Enhancing Web Accessibility: How Good-Faith Efforts Can Head Off Costly Lawsuits

Accessibility is just as important online as it is in the physical world, and failure to meet shoppers’ needs can have high costs. The number of federal web accessibility lawsuits tripled in 2018 to 2,258. E-Commerce accessibility is made even more challenging by the fact that the Americans with Disabilities Act (ADA) doesn’t explicitly address online compliance, meaning courts address these lawsuits on a case-by-case basis.

However, putting in the effort to plan and implement accessibility-based web solutions can defuse potential lawsuits — even if it doesn’t completely solve the problem, according to Brian Wolfe, VP of Commerce at Capgemini DCX.

“If a claim is brought and you’re able to show you did your due diligence and you have a plan in place, then that goes a long way towards avoiding any sort of fines,” said Wolfe in an interview with Retail TouchPoints. “In the end you may just end up with some direction in court to clean up a few of the elements of the web site.

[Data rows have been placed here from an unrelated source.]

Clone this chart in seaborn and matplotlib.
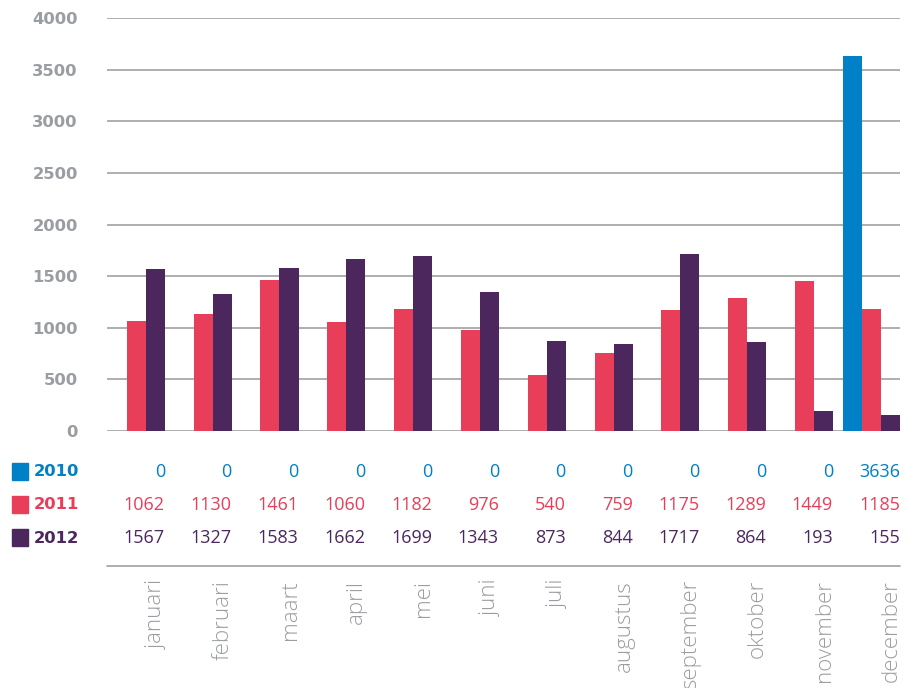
import matplotlib
matplotlib.use("Agg")
import matplotlib.pyplot as plt
import seaborn as sns
import pandas as pd

# data
months = ["januari", "februari", "maart", "april", "mei", "juni", "juli",
          "augustus", "september", "oktober", "november", "december"]
years = ["2010", "2011", "2012"]
v2010 = [0, 0, 0, 0, 0, 0, 0, 0, 0, 0, 0, 3636]
v2011 = [1062, 1130, 1461, 1060, 1182, 976, 540, 759, 1175, 1289, 1449, 1185]
v2012 = [1567, 1327, 1583, 1662, 1699, 1343, 873, 844, 1717, 864, 193, 155]
colors = ["#0080c6", "#e83e5a", "#4b275e"]

series = [v2010, v2011, v2012]
df = pd.DataFrame({
    "maand": months * 3,
    "jaar": [y for y in years for _ in months],
    "waarde": v2010 + v2011 + v2012,
})

sns.set_style("white")
plt.rcParams["font.family"] = ["Open Sans", "DejaVu Sans"]

fig = plt.figure(figsize=(9.14, 6.88), dpi=100)
ax = fig.add_axes([0.117, 0.3735, 0.8677, 0.6003])

sns.barplot(data=df, x="maand", y="waarde", hue="jaar", palette=colors,
            width=0.855, gap=0, dodge=True, legend=False, ax=ax, saturation=1,
            linewidth=0, edgecolor="none")

ax.set_xlim(-0.44, 11.43)
ax.set_ylim(0, 4000)
ax.set_yticks(range(0, 4001, 500))
ax.yaxis.grid(True, color="#a8a8a8", lw=1.3)
ax.set_axisbelow(True)
for s in ax.spines.values():
    s.set_visible(False)
ax.set_xticks([])
ax.set_xlabel("")
ax.set_ylabel("")
ax.tick_params(axis="y", length=0, pad=21)
for lab in ax.get_yticklabels():
    lab.set_family("DejaVu Sans")
    lab.set_fontweight("bold")
    lab.set_fontsize(11.8)
    lab.set_color("#9a9ea3")

# table beneath the bars
row_y = [0.314, 0.266, 0.218]
trans = matplotlib.transforms.blended_transform_factory(ax.transData, fig.transFigure)
bar_w = 0.855 / 3
for vals, year, col, yy in zip(series, years, colors, row_y):
    fig.patches.append(plt.Rectangle((0.013, yy - 0.011), 0.018, 0.024,
                                     transform=fig.transFigure, color=col))
    fig.text(0.037, yy, year, color=col, fontsize=11.8, fontweight="bold",
             family="DejaVu Sans", va="center", ha="left")
    for i, v in enumerate(vals):
        ax.text(i + 1.5 * bar_w, yy, str(v), transform=trans, color=col,
                fontsize=13, ha="right", va="center")

ax.plot([-0.44, 11.43], [0.177, 0.177], transform=trans, color="#a8a8a8",
        lw=1.3, clip_on=False)

for i, m in enumerate(months):
    ax.text(i + 0.3, 0.157, m, transform=trans, rotation=90, ha="center",
            va="top", fontsize=16, color="#9a9da1", fontweight="light")

fig.savefig("out.png", dpi=100)
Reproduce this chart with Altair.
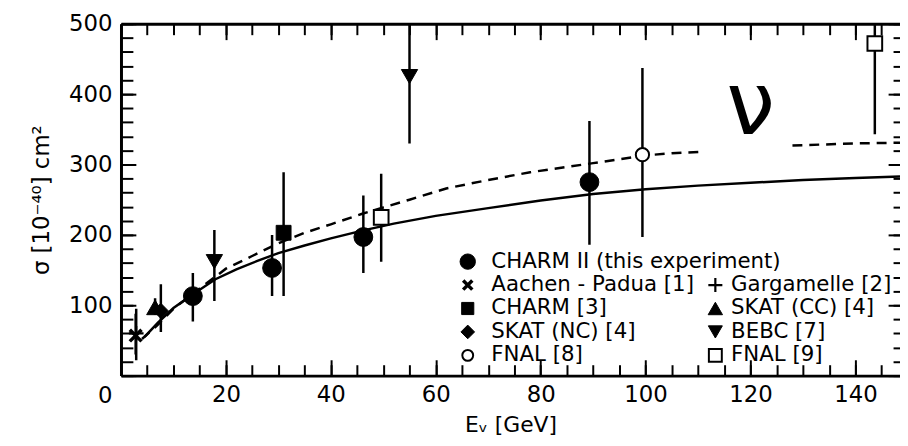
import altair as alt
import pandas as pd

# ---------------- data ----------------
SERIES = ["CHARM II (this experiment)", "Aachen - Padua [1]", "CHARM [3]",
          "SKAT (NC) [4]", "FNAL [8]", "Gargamelle [2]", "SKAT (CC) [4]",
          "BEBC [7]", "FNAL [9]"]

PT_SERIES = ["CHARM II (this experiment)", "CHARM II (this experiment)",
             "CHARM II (this experiment)", "CHARM II (this experiment)",
             "Aachen - Padua [1]", "Gargamelle [2]", "SKAT (CC) [4]",
             "SKAT (NC) [4]", "CHARM [3]", "BEBC [7]", "BEBC [7]",
             "FNAL [8]", "FNAL [9]", "FNAL [9]"]
PT_E = [13.7, 28.8, 46.2, 89.3, 2.8, 2.9, 6.5, 7.6, 31.0, 17.8, 55.0, 99.4, 49.6, 143.7]
PT_SIGMA = [113, 153, 197, 275, 57, 60, 97, 92, 203, 162, 425, 314, 225, 472]
PT_LO = [77, 113, 146, 186, 30, 22, 86, 62, 113, 106, 330, 197, 162, 343]
PT_HI = [146, 200, 256, 362, 88, 95, 110, 130, 289, 207, 540, 437, 287, 600]

SOLID_E = [4.5, 7, 10, 14, 18, 22, 26, 30, 35, 40, 46, 52, 60, 70, 80, 90,
           100, 110, 120, 130, 140, 148.5]
SOLID_SIGMA = [55, 75, 96, 117, 137, 151, 163, 174, 185, 195, 206, 216, 227,
               238, 249, 258, 265, 270, 274, 278, 281, 283]

DASH_E = [4, 7, 10, 14, 20, 25, 30, 35, 40, 46, 50, 55, 62, 70, 78, 90, 100,
          105, 111, 128, 140, 148.5]
DASH_SIGMA = [52, 72, 95, 118, 152, 170, 188, 203, 215, 230, 239, 250, 266,
              278, 289, 302, 313, 316, 318, 327, 330, 331]
DASH_SEG = [0] * 19 + [1] * 3

X_MAJOR = [20, 40, 60, 80, 100, 120, 140]
X_MINOR = list(range(0, 150, 5))
Y_MAJOR = [0, 100, 200, 300, 400, 500]
Y_MINOR = list(range(0, 501, 20))

NU_TEXT = ["ν"]
NU_E = [120.0]
NU_SIGMA = [343]

# ---------------- styles / layout ----------------
SHAPES = ["circle", "M-1,-1L1,1M-1,1L1,-1", "square", "diamond", "circle",
          "M-1,0L1,0M0,-1L0,1", "triangle-up", "triangle-down", "square"]
FILLS = ["black", "black", "black", "black", "white", "black", "black",
         "black", "white"]
SIZES = [360, 140, 225, 230, 180, 220, 290, 270, 220]
LEG_SIZES = [240, 85, 150, 190, 120, 200, 210, 200, 170]
STROKEW = [1, 3.5, 1, 1, 2, 2.2, 1, 1, 2]

LEG_COL = [0, 0, 0, 0, 0, 1, 1, 1, 1]
LEG_ROW = [0, 1, 2, 3, 4, 1, 2, 3, 4]
LEG_MARK_E = [66.1, 113.3]
LEG_TEXT_E = [70.6, 116.3]
LEG_TOP = 162.0
LEG_STEP = 33.3

FONT = "DejaVu Sans"
W, H = 786, 355

pts = pd.DataFrame({"series": PT_SERIES, "E": PT_E, "sigma": PT_SIGMA,
                    "lo": PT_LO, "hi": PT_HI})
solid = pd.DataFrame({"E": SOLID_E, "sigma": SOLID_SIGMA})
dash = pd.DataFrame({"E": DASH_E, "sigma": DASH_SIGMA, "seg": DASH_SEG})
leg = pd.DataFrame({
    "series": SERIES,
    "mx": [LEG_MARK_E[c] for c in LEG_COL],
    "tx": [LEG_TEXT_E[c] for c in LEG_COL],
    "ly": [LEG_TOP - r * LEG_STEP for r in LEG_ROW],
})
nu = pd.DataFrame({"t": NU_TEXT, "E": NU_E, "sigma": NU_SIGMA})

xs = alt.Scale(domain=[0, 148.5], nice=False, zero=False)
ys = alt.Scale(domain=[0, 500], nice=False, zero=False)


def tick_axis(orient, values, size, labels=False, title=None, **kw):
    return alt.Axis(orient=orient, values=values, tickSize=size, offset=-size,
                    ticks=True, tickWidth=2, tickColor="black", domain=False,
                    grid=False, labels=labels, title=title, **kw)


def dom_axis(orient):
    return alt.Axis(orient=orient, ticks=False, labels=False, domain=True,
                    domainWidth=3, domainColor="black", grid=False, title=None)


x_bot_major = tick_axis("bottom", X_MAJOR, 16, labels=True, title="Eᵥ [GeV]",
                        labelPadding=8, labelFontSize=23, labelFont=FONT,
                        labelColor="black", titleFont=FONT, titleFontSize=22,
                        titleFontWeight="normal", titleColor="black",
                        titlePadding=8)
x_bot_minor = tick_axis("bottom", X_MINOR, 11)
x_top_major = tick_axis("top", X_MAJOR, 16)
x_top_minor = tick_axis("top", X_MINOR, 11)

y_left_major = tick_axis(
    "left", Y_MAJOR, 15, labels=True, title="σ [10⁻⁴⁰] cm²", labelPadding=9,
    labelFontSize=23, labelFont=FONT, labelColor="black",
    labelOffset={"condition": {"test": "datum.value === 0", "value": 20}, "value": 0},
    titleFont=FONT, titleFontSize=23, titleFontWeight="normal",
    titleColor="black", titlePadding=15)
y_left_minor = tick_axis("left", Y_MINOR, 12)
y_right_major = tick_axis("right", Y_MAJOR, 12)
y_right_minor = tick_axis("right", Y_MINOR, 7)

shape_enc = alt.Shape("series:N", scale=alt.Scale(domain=SERIES, range=SHAPES), legend=None)
fill_enc = alt.Fill("series:N", scale=alt.Scale(domain=SERIES, range=FILLS), legend=None)
sw_enc = alt.StrokeWidth("series:N", scale=alt.Scale(type="ordinal", domain=SERIES, range=STROKEW),
                         legend=None)

solid_layer = alt.Chart(solid).mark_line(color="black", strokeWidth=2.5).encode(
    x=alt.X("E:Q", scale=xs, axis=x_bot_major),
    y=alt.Y("sigma:Q", scale=ys, axis=y_left_major),
)
dash_layer = alt.Chart(dash).mark_line(color="black", strokeWidth=2.5,
                                       strokeDash=[10, 7]).encode(
    x=alt.X("E:Q", scale=xs, axis=x_bot_minor),
    y=alt.Y("sigma:Q", scale=ys, axis=y_left_minor),
    detail="seg:N",
)
err_layer = alt.Chart(pts).mark_rule(color="black", strokeWidth=2.5, clip=True).encode(
    x=alt.X("E:Q", scale=xs, axis=x_top_major),
    y=alt.Y("lo:Q", scale=ys, axis=y_right_major),
    y2="hi:Q",
)
pt_layer = alt.Chart(pts).mark_point(filled=True, stroke="black", opacity=1).encode(
    x=alt.X("E:Q", scale=xs, axis=x_top_minor),
    y=alt.Y("sigma:Q", scale=ys, axis=y_right_minor),
    shape=shape_enc, fill=fill_enc, strokeWidth=sw_enc,
    size=alt.Size("series:N", scale=alt.Scale(type="ordinal", domain=SERIES, range=SIZES),
                  legend=None),
)
leg_pts = alt.Chart(leg).mark_point(filled=True, stroke="black", opacity=1).encode(
    x=alt.X("mx:Q", scale=xs, axis=dom_axis("bottom")),
    y=alt.Y("ly:Q", scale=ys, axis=dom_axis("left")),
    shape=shape_enc, fill=fill_enc, strokeWidth=sw_enc,
    size=alt.Size("series:N", scale=alt.Scale(type="ordinal", domain=SERIES, range=LEG_SIZES),
                  legend=None),
)
leg_txt = alt.Chart(leg).mark_text(align="left", baseline="middle", font=FONT,
                                   fontSize=21.5, color="black").encode(
    x=alt.X("tx:Q", scale=xs, axis=dom_axis("top")),
    y=alt.Y("ly:Q", scale=ys, axis=None),
    text="series:N",
)
nu_layer = alt.Chart(nu).mark_text(align="center", baseline="alphabetic",
                                   font=FONT, fontSize=88, color="black").encode(
    x=alt.X("E:Q", scale=xs, axis=None),
    y=alt.Y("sigma:Q", scale=ys, axis=None),
    text="t:N",
)

chart = (
    alt.layer(solid_layer, dash_layer, err_layer, pt_layer, leg_pts, leg_txt, nu_layer)
    .resolve_axis(x="independent", y="independent")
    .resolve_scale(size="independent")
    .properties(width=W, height=H, background="white",
                padding={"left": 114, "top": 14, "right": 0, "bottom": 60},
                autosize=alt.AutoSizeParams(type="none"))
    .configure_view(strokeWidth=0)
)

chart.save("out.html", embed_options={"renderer": "svg", "actions": False})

It goes a long way to have an expert do an assessment, take their advice, have somebody make those changes, then have the auditor come back and confirm that things are working properly from an accessibility standpoint.”

Some of the common accessibility challenges that need to be addressed include:


  • Deaf individuals needing captions for web videos;
  • Shoppers with impaired vision needing high contrast between text and backgrounds, and/or the ability to resize text;
  • Those with limited manual dexterity or vision disabilities needing assistive technology or keyboard alternatives for mouse commands; and
  • Consumers with intellectual or vision disabilities facing difficulty on sites that require timed responses.

A Good Audit Is Important, But Don’t Go Overboard

Ensuring that a web site meets the needs of these shoppers and others with disabilities is a specialized task suited for experts. However, the lack of federal certification for auditors means the field is currently like “the Wild West,” and it’s up to retailers to find the right expert for their needs, according to Wolfe.

A good ADA auditor will come with references built up over years of experiences and an accompanying track record of proven results. They also should demonstrate an understanding of industry standards, such as the Web Content Accessibility Guidelines, to show they’re up to date on best practices that change regularly.

For their part, retailers need to have a clear goal and plan in place. It’s possible to add too many features in the name of compliance, which can rack up costs without actually improving service for your customers, so retailers need to be able to separate valuable upgrades from unnecessary complications.

“Retailers need to understand the things that matter and will protect them against a lawsuit compared to the things that don’t matter,” said Wolfe. “What you don’t want to do is have the auditor too aggressively call out everything — then you’re spending a fortune on things that may not actually add any value.”

Retailers should work with auditors to establish a baseline for due diligence and proceed from there rather than trying to meet the needs of every possible scenario.

“There are hundreds of different tools, and they all provide you with different results,” said Wolfe. “If you try two or three, you’re going to get different results out of them. Unfortunately, there’s not a simple black and white answer to use this one tool and it will tell you if you’re good or not. That’s the challenge with this.”

Solution Providers Play A Role In Compliance Too

Ensuring web accessibility isn’t a solo task for retailers — solution providers have a stake as well. Both companies need to work together to ensure that the vendor’s platform is meeting the needs of the retailer’s audience.

Larger software platforms like Salesforce, SAP and Adobe Magento provide a starting point for retailers that can be customized to fit their needs, and accessibility challenges need to be approached through the same lens as any other customization. Retailers can provide feedback that fits their needs — though they once again they need to make sure they are solving real problems and not making too many expensive modifications.

Certain specialized solutions, typically those with their own user interfaces like fraud or address verification, tend to be less customizable than those that are part of  larger platforms’ UIs. In these cases, Wolfe suggested that retailers write into their contract that the vendor will ensure their UI is compliant with ADA regulations.

A Little Customer Service Can Go A Long Way

Even a well-crafted accessibility plan will miss some customers’ needs. This is the point when retailers need to listen to complaints and make an honest effort to reach a resolution, even before they change their site. For instance, if a shopper calls to complain that they had trouble reading a site, letting them make their order over the phone can remedy their concern before the problem escalates to a potential lawsuit.

“Another tool, and this is incredibly obvious but sometimes people don’t think about it, is your customer service team,” said Wolfe. “If people with disabilities are trying to use your site, and your customer service people take their feedback seriously when they call in or send an email, that goes a long way towards avoiding claims.”